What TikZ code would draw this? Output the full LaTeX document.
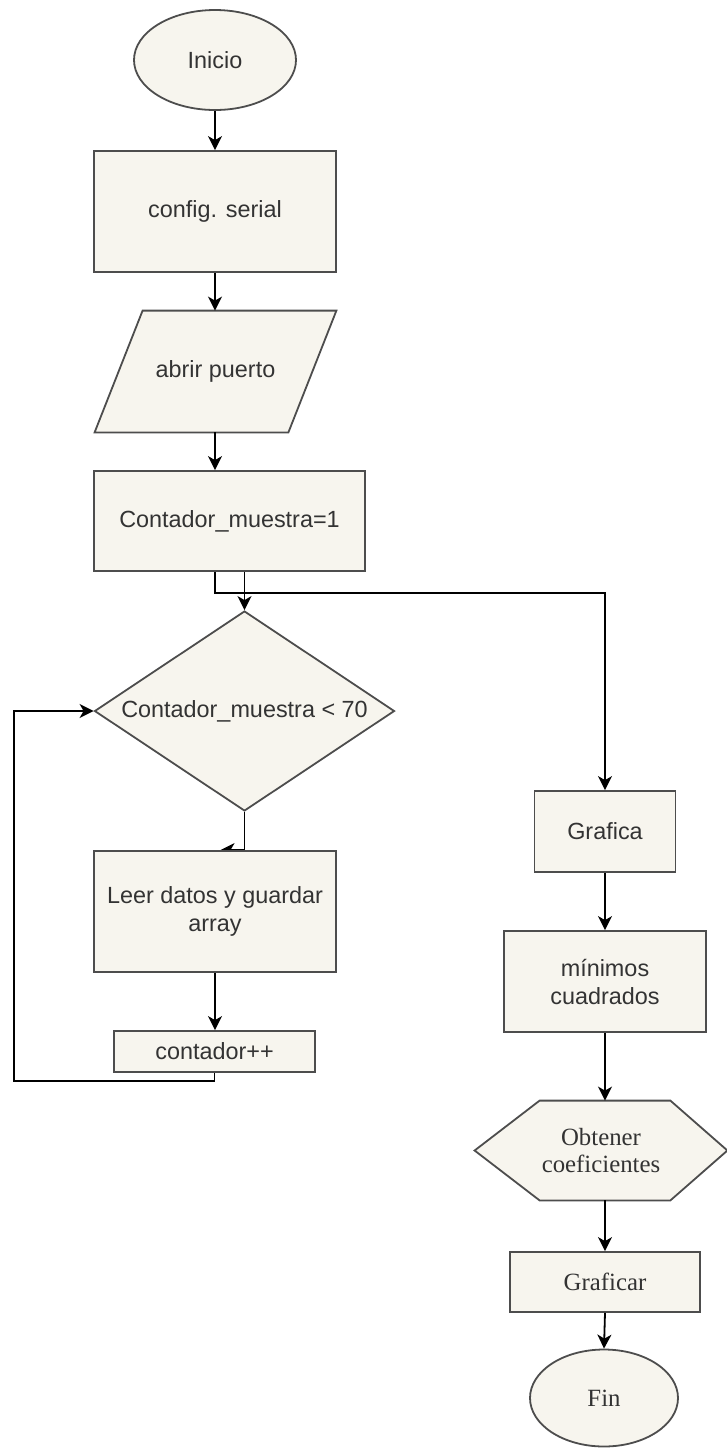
\documentclass[tikz,border=0pt]{standalone}
\usepackage{fontspec}
\setmainfont{Liberation Sans}
\newfontfamily\serifface{Liberation Serif}
\usetikzlibrary{shapes.geometric,arrows.meta,calc,backgrounds}
\definecolor{boxfill}{HTML}{F7F5EE}
\definecolor{boxline}{HTML}{4D4D4D}
\definecolor{txtcol}{HTML}{333333}
\begin{document}
\begin{tikzpicture}[x=0.5pt,y=-0.5pt,
  shp/.style={draw=boxline, fill=boxfill, line width=0.9pt, text=txtcol, inner sep=0pt, align=center, font=\fontsize{11.7}{14}\selectfont},
  procbox/.style={shp, rectangle},
  oval/.style={shp, ellipse},
  ghost/.style={rectangle, inner sep=0pt, text=txtcol, align=center, font=\fontsize{11.7}{14}\selectfont},
  serif/.style={font=\serifface\fontsize{12.4}{13.2}\selectfont},
  outline/.style={draw=boxline, fill=boxfill, line width=0.9pt},
  conn/.style={line width=0.9pt, black},
  arr/.style={conn, -{Stealth[length=7pt,width=7pt,inset=2pt]}},
]
\useasboundingbox (0,0) rectangle (727,1448);

% left column
\node[oval, minimum width=81pt, minimum height=50pt] (ini) at (215,60) {Inicio};
\node[procbox, minimum width=121pt, minimum height=60.5pt] (cfg) at (215,211.5) {config. serial};
\node[ghost, minimum width=120.5pt, minimum height=60.5pt] (abr) at (215.5,371.5) {abrir puerto};
\node[procbox, minimum width=135.5pt, minimum height=50pt] (c1) at (229.5,521) {Contador\_muestra=1};
\node[shp, diamond, minimum width=150pt, minimum height=100pt] (dec) at (244.5,711) {};
\node[ghost] (dectxt) at (dec) {Contador\_muestra < 70};
\node[procbox, minimum width=121pt, minimum height=60.5pt] (leer) at (215,911.5) {Leer datos y guardar\\array};
\node[procbox, minimum width=100.5pt, minimum height=20.5pt] (cnt) at (214.5,1051.5) {contador++};
\coordinate (loopc) at (14,1081);

% right column
\node[procbox, minimum width=70.5pt, minimum height=40.5pt] (gra) at (605,831.5) {Grafica};
\node[procbox, minimum width=101pt, minimum height=50.5pt] (mc) at (605,981.5) {mínimos\\cuadrados};
\node[ghost, serif, minimum width=126pt, minimum height=49.5pt] (hex) at (601,1150.5) {Obtener\\coeficientes};
\node[procbox, serif, minimum width=95pt, minimum height=30pt] (grf) at (605,1282) {Graficar};
\node[oval, serif, minimum width=74pt, minimum height=48.5pt] (fin) at (604,1398) {Fin};

\begin{scope}[on background layer]
  \draw[outline] ($(abr.north west)+(48,0)$) -- (abr.north east) -- ($(abr.south east)+(-48,0)$) -- (abr.south west) -- cycle;
  \draw[outline] (hex.west) -- ($(hex.north west)+(65,0)$) -- ($(hex.north east)+(-57,0)$) -- (hex.east) -- ($(hex.south east)+(-57,0)$) -- ($(hex.south west)+(65,0)$) -- cycle;
  \draw[arr] (dec.south) -- (dec.south |- leer.north) -- ++(-24,0);
\end{scope}

% connectors
\draw[arr] (ini.south) -- (cfg.north);
\draw[arr] (cfg.south) -- (cfg.south |- abr.north);
\draw[arr] (cfg.south |- abr.south) -- (cfg.south |- c1.north);
\draw[arr] (c1.south -| dec.north) -- (dec.north);
\draw[arr] (c1.south -| cfg.south) -- ++(0,21) -| (gra.north);
\draw[arr] (leer.south) -- (leer.south |- cnt.north);
\draw[arr] (cnt.south) |- (loopc) |- (dec.west);
\draw[arr] (gra.south) -- (mc.north);
\draw[arr] (mc.south) -- (mc.south |- hex.north);
\draw[arr] (mc.south |- hex.south) -- (grf.north);
\draw[arr] (grf.south) -- (fin.north);
\end{tikzpicture}
\end{document}
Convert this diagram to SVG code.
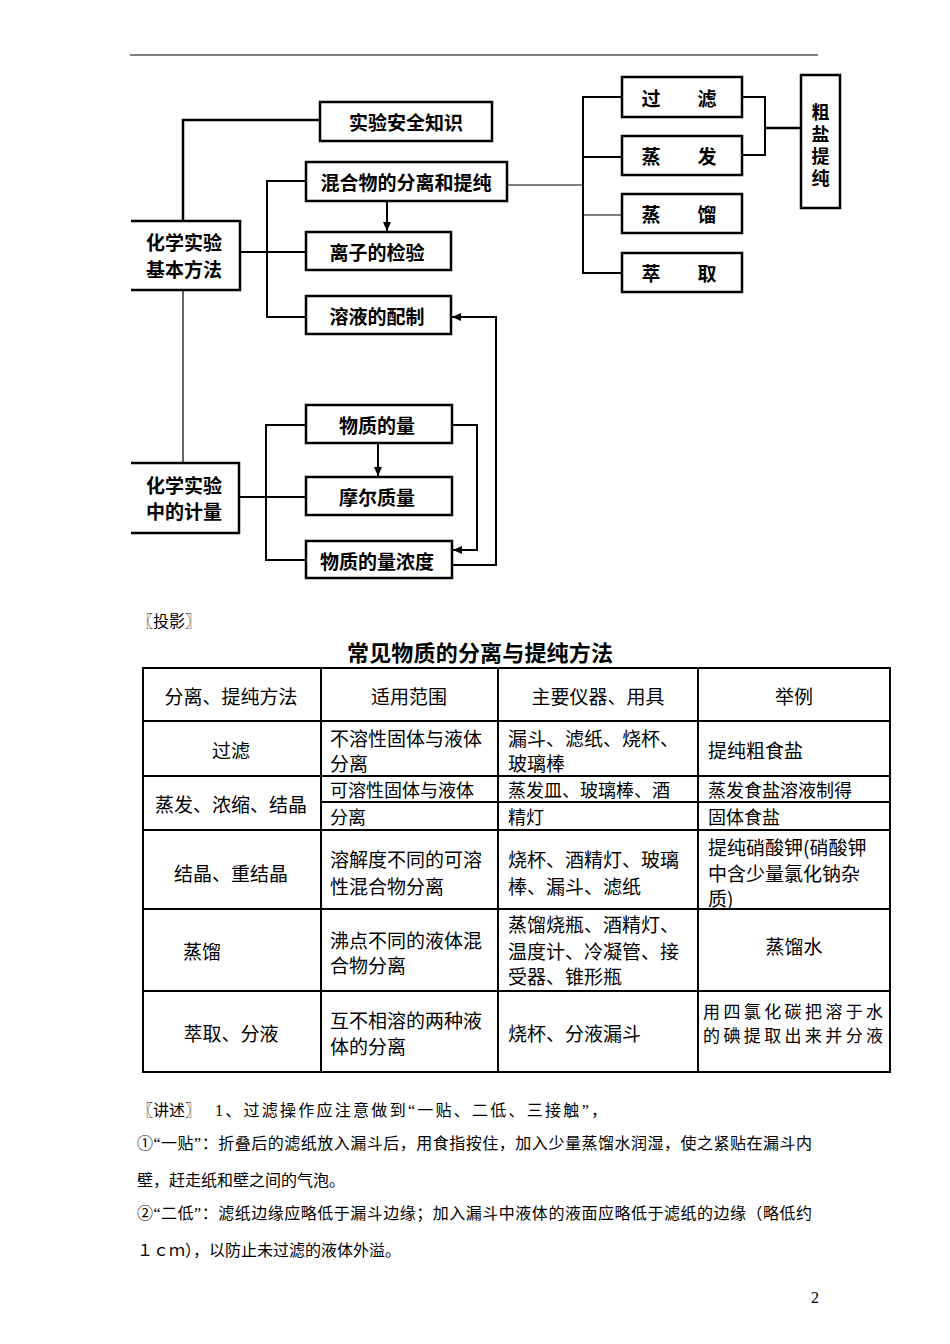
<svg xmlns="http://www.w3.org/2000/svg" width="950" height="1344" viewBox="0 0 950 1344">
<style>
.bx{fill:none;stroke:#000;stroke-width:2.5}
.ln{fill:none;stroke:#000;stroke-width:2}
.th{fill:none;stroke:#000;stroke-width:1.2}
.lb{font-family:"Noto Sans CJK SC","Noto Sans",sans-serif;font-size:19px;font-weight:bold;fill:#000;text-anchor:middle;dominant-baseline:central}
.vs{font-size:18px;writing-mode:tb;letter-spacing:4px}
.tb{fill:none;stroke:#000;stroke-width:2}
.tc{font-family:"Noto Sans CJK SC","Noto Sans",sans-serif;font-size:19px;fill:#000;dominant-baseline:central}
.sm{font-size:18px}
.xs{font-size:17px}
.tm{text-anchor:middle}
.tt{font-family:"Noto Sans CJK SC",sans-serif;font-size:22px;font-weight:bold;fill:#000;dominant-baseline:central}
.bd{font-family:"Liberation Serif","Noto Sans CJK SC",serif;font-size:16px;fill:#000;dominant-baseline:central}
</style>
<defs>
<marker id="ah" markerUnits="userSpaceOnUse" markerWidth="10" markerHeight="10" refX="9" refY="4" orient="auto">
<path d="M0,0 L9,4 L0,8 Z" fill="#000"/>
</marker>
</defs>
<rect width="950" height="1344" fill="#fff"/>
<line x1="130" y1="55" x2="818" y2="55" stroke="#000" stroke-width="1"/>

<g id="connectors">
<path class="bx" d="M183,221 V120 H320"/>
<path class="ln" d="M240,252 H306"/>
<path class="ln" d="M306,181 H267 V317 H306"/>
<path class="ln" d="M387,201 V231" marker-end="url(#ah)"/>
<path class="th" d="M507,185 H583"/>
<path class="ln" d="M622,97 H583 V273 H622"/>
<path class="ln" d="M583,157 H622"/>
<path class="th" d="M583,215 H622"/>
<path class="ln" d="M742,97 H765 V155 H742"/>
<path class="bx" d="M765,128 H801"/>
<path class="th" d="M183,290 V463"/>
<path class="ln" d="M239,497 H306"/>
<path class="ln" d="M306,425 H266 V560 H306"/>
<path class="ln" d="M378,443 V476" marker-end="url(#ah)"/>
<path class="ln" d="M452,425 H477 V550 H453" marker-end="url(#ah)"/>
<path class="ln" d="M452,565 H496 V317 H452" marker-end="url(#ah)"/>
</g>

<g id="n-basic">
<path class="bx" d="M131,221 H240 V290 H131"/>
<text class="lb" x="184" y="241">化学实验</text>
<text class="lb" x="184" y="268">基本方法</text>
</g>
<g id="n-safety">
<rect class="bx" x="320" y="102" width="172" height="39"/>
<text class="lb" x="406" y="121.5">实验安全知识</text>
</g>
<g id="n-mixture">
<rect class="bx" x="306" y="162" width="201" height="39"/>
<text class="lb" x="406" y="181.5">混合物的分离和提纯</text>
</g>
<g id="n-ion">
<rect class="bx" x="306" y="232" width="145" height="38"/>
<text class="lb" x="377" y="251">离子的检验</text>
</g>
<g id="n-solution">
<rect class="bx" x="306" y="296" width="145" height="38"/>
<text class="lb" x="377" y="315">溶液的配制</text>
</g>
<g id="n-filter">
<rect class="bx" x="622" y="77" width="120" height="40"/>
<text class="lb" x="651" y="97">过</text><text class="lb" x="707" y="97">滤</text>
</g>
<g id="n-evap">
<rect class="bx" x="622" y="136" width="120" height="39"/>
<text class="lb" x="651" y="155.5">蒸</text><text class="lb" x="707" y="155.5">发</text>
</g>
<g id="n-distill">
<rect class="bx" x="622" y="194" width="120" height="39"/>
<text class="lb" x="651" y="213.5">蒸</text><text class="lb" x="707" y="213.5">馏</text>
</g>
<g id="n-extract">
<rect class="bx" x="622" y="253" width="120" height="39"/>
<text class="lb" x="651" y="272.5">萃</text><text class="lb" x="707" y="272.5">取</text>
</g>
<g id="n-salt">
<rect class="bx" x="801" y="75" width="39" height="133"/>
<text class="lb vs" x="820.5" y="147">粗盐提纯</text>
</g>
<g id="n-measure">
<path class="bx" d="M131,463 H239 V533 H131"/>
<text class="lb" x="184" y="484">化学实验</text>
<text class="lb" x="184" y="510">中的计量</text>
</g>
<g id="n-amount">
<rect class="bx" x="306" y="405" width="146" height="38"/>
<text class="lb" x="377" y="424">物质的量</text>
</g>
<g id="n-molar">
<rect class="bx" x="306" y="477" width="146" height="38"/>
<text class="lb" x="377" y="496">摩尔质量</text>
</g>
<g id="n-conc">
<rect class="bx" x="306" y="541" width="146" height="37"/>
<text class="lb" x="377" y="560">物质的量浓度</text>
</g>

<text class="bd" x="137" y="621">〖投影〗</text>
<text class="tt" x="347" y="651" textLength="266" lengthAdjust="spacing">常见物质的分离与提纯方法</text>

<g id="table">
<rect class="tb" x="143" y="668" width="747" height="404"/>
<line class="tb" x1="321" y1="668" x2="321" y2="1072"/>
<line class="tb" x1="498" y1="668" x2="498" y2="1072"/>
<line class="tb" x1="698" y1="668" x2="698" y2="1072"/>
<line class="tb" x1="143" y1="721" x2="890" y2="721"/>
<line class="tb" x1="143" y1="776" x2="890" y2="776"/>
<line class="tb" x1="321" y1="802" x2="890" y2="802"/>
<line class="tb" x1="143" y1="830" x2="890" y2="830"/>
<line class="tb" x1="143" y1="909" x2="890" y2="909"/>
<line class="tb" x1="143" y1="991" x2="890" y2="991"/>

<text class="tc tm" x="231" y="695">分离、提纯方法</text>
<text class="tc tm" x="409" y="695">适用范围</text>
<text class="tc tm" x="598" y="695">主要仪器、用具</text>
<text class="tc tm" x="794" y="695">举例</text>

<text class="tc tm" x="231" y="749">过滤</text>
<text class="tc" x="330" y="737">不溶性固体与液体</text>
<text class="tc" x="330" y="762">分离</text>
<text class="tc" x="508" y="737">漏斗、滤纸、烧杯、</text>
<text class="tc" x="508" y="762">玻璃棒</text>
<text class="tc" x="708" y="749">提纯粗食盐</text>

<text class="tc tm" x="231" y="803">蒸发、浓缩、结晶</text>
<text class="tc sm" x="330" y="789">可溶性固体与液体</text>
<text class="tc sm" x="330" y="816">分离</text>
<text class="tc sm" x="508" y="789">蒸发皿、玻璃棒、酒</text>
<text class="tc sm" x="508" y="816">精灯</text>
<text class="tc sm" x="708" y="789">蒸发食盐溶液制得</text>
<text class="tc sm" x="708" y="816">固体食盐</text>

<text class="tc tm" x="231" y="872">结晶、重结晶</text>
<text class="tc" x="330" y="858">溶解度不同的可溶</text>
<text class="tc" x="330" y="885">性混合物分离</text>
<text class="tc" x="508" y="858">烧杯、酒精灯、玻璃</text>
<text class="tc" x="508" y="885">棒、漏斗、滤纸</text>
<text class="tc" x="708" y="846">提纯硝酸钾(硝酸钾</text>
<text class="tc" x="708" y="872">中含少量氯化钠杂</text>
<text class="tc" x="708" y="897">质)</text>

<text class="tc" x="183" y="950">蒸馏</text>
<text class="tc" x="330" y="939">沸点不同的液体混</text>
<text class="tc" x="330" y="964">合物分离</text>
<text class="tc" x="508" y="923">蒸馏烧瓶、酒精灯、</text>
<text class="tc" x="508" y="950">温度计、冷凝管、接</text>
<text class="tc" x="508" y="975">受器、锥形瓶</text>
<text class="tc tm" x="794" y="945">蒸馏水</text>

<text class="tc tm" x="231" y="1032">萃取、分液</text>
<text class="tc" x="330" y="1019">互不相溶的两种液</text>
<text class="tc" x="330" y="1045">体的分离</text>
<text class="tc" x="508" y="1032">烧杯、分液漏斗</text>
<text class="tc xs" x="703" y="1010" textLength="180" lengthAdjust="spacing">用四氯化碳把溶于水</text>
<text class="tc xs" x="703" y="1034" textLength="180" lengthAdjust="spacing">的碘提取出来并分液</text>
</g>

<text class="bd" x="137" y="1110">〖讲述〗</text>
<text class="bd" x="215" y="1110" textLength="392" lengthAdjust="spacing">1、过滤操作应注意做到“一贴、二低、三接触”，</text>
<text class="bd" x="137" y="1143" textLength="675" lengthAdjust="spacing">①“一贴”：折叠后的滤纸放入漏斗后，用食指按住，加入少量蒸馏水润湿，使之紧贴在漏斗内</text>
<text class="bd" x="137" y="1180">壁，赶走纸和壁之间的气泡。</text>
<text class="bd" x="137" y="1213" textLength="675" lengthAdjust="spacing">②“二低”：滤纸边缘应略低于漏斗边缘；加入漏斗中液体的液面应略低于滤纸的边缘（略低约</text>
<text class="bd" x="137" y="1250">１ｃｍ），以防止未过滤的液体外溢。</text>
<text class="bd" x="811" y="1297">2</text>
</svg>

▶ _WRITTEN PROBLEM_:
Determine how many of the lines above hold the word "code", and output that number by itself.

▶ _TASK OUTPUT_:
2